Speaking during the World Economic Forum in Davos, Yusuf Tuggar said that while social media could have a positive effect on governance and improving transparency, disinformation spread on its platforms was something Nigeria was having to deal with.
He pointed to countries neighboring or near to Nigeria where foreign powers had been blamed for sophisticated social media campaigns that helped to swell support for military regimes.
Niger, Mali and Burkina Faso underwent military coups in recent years and broke away from the Economic Community of West African States — ECOWAS — last year to form their own alliance.
Disinformation or misinformation had a “deleterious effect on governments and governance, and sometimes it’s even destructive,” Tuggar said during a panel on the threat of poor governance.
“It’s so sophisticated, and then sometimes you also have external interference where you have other states sponsoring such attacks, if you will, on others.”
While he did not name any countries in particular, Tuggar said that this was something Nigeria was contending with in discussions about the three countries leaving ECOWAS. Nigeria is the most powerful member of the economic bloc, which is regarded as having helped to improve financial and political stability in the region.
“That sort of negative campaign sways public opinion one way or the other, and if you’re relying on votes on openness and transparency, then, you know, it’s not a fair game,” Tuggar said.
A study released last year by the Africa Center for Strategic Studies, which is based at the US Department of Defense, found Russia to be the leading source of disinformation in Africa, with West Africa and the Sahel the most targeted.
Tuggar’s comments came as the panel discussed how leaders could tackle the poor level of governance globally that is blamed for eroding global cooperation and stalling progress on critical social, economic and environmental issues.

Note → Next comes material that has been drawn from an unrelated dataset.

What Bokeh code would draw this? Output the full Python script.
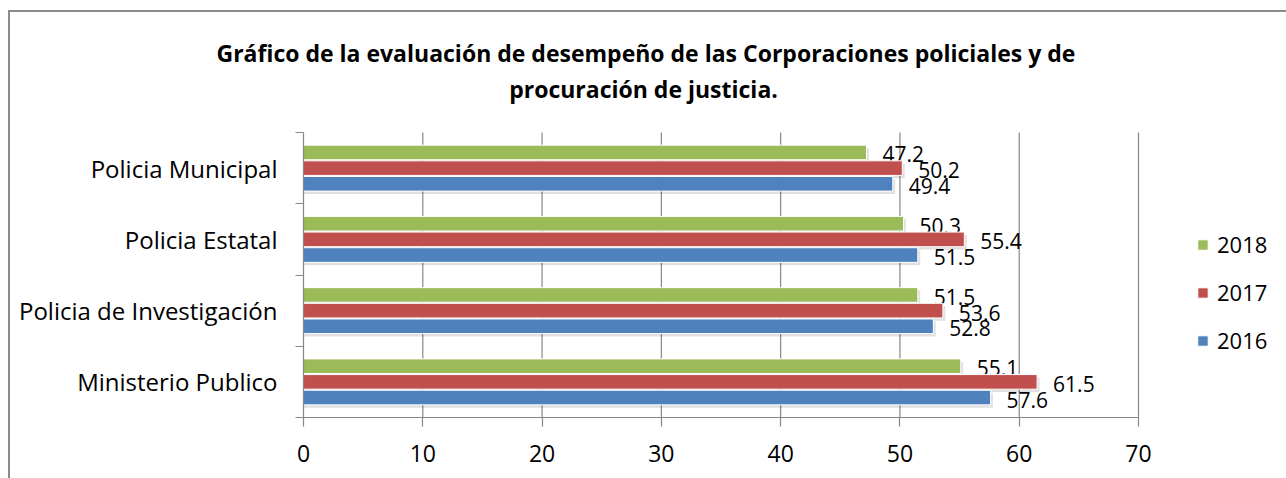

Ngaire Woods, dean of the Blavatnik School of Government at Oxford University, said that good governance was about whether people could continue to trust you when you got things wrong.
“Resilience in leadership takes legitimacy as well as effectiveness,” she said. “Legitimacy is about the trust you engender among those you govern or those that you lead in your company.”
Johan Andresen, chairman of the Norwegian private investment company Ferd, said that good governance needed to be handled in two ways — risk and responsibility.
“You have to have management of the risks in the organizations, but you should also try to experiment with how much responsibility can you actually take,” he said.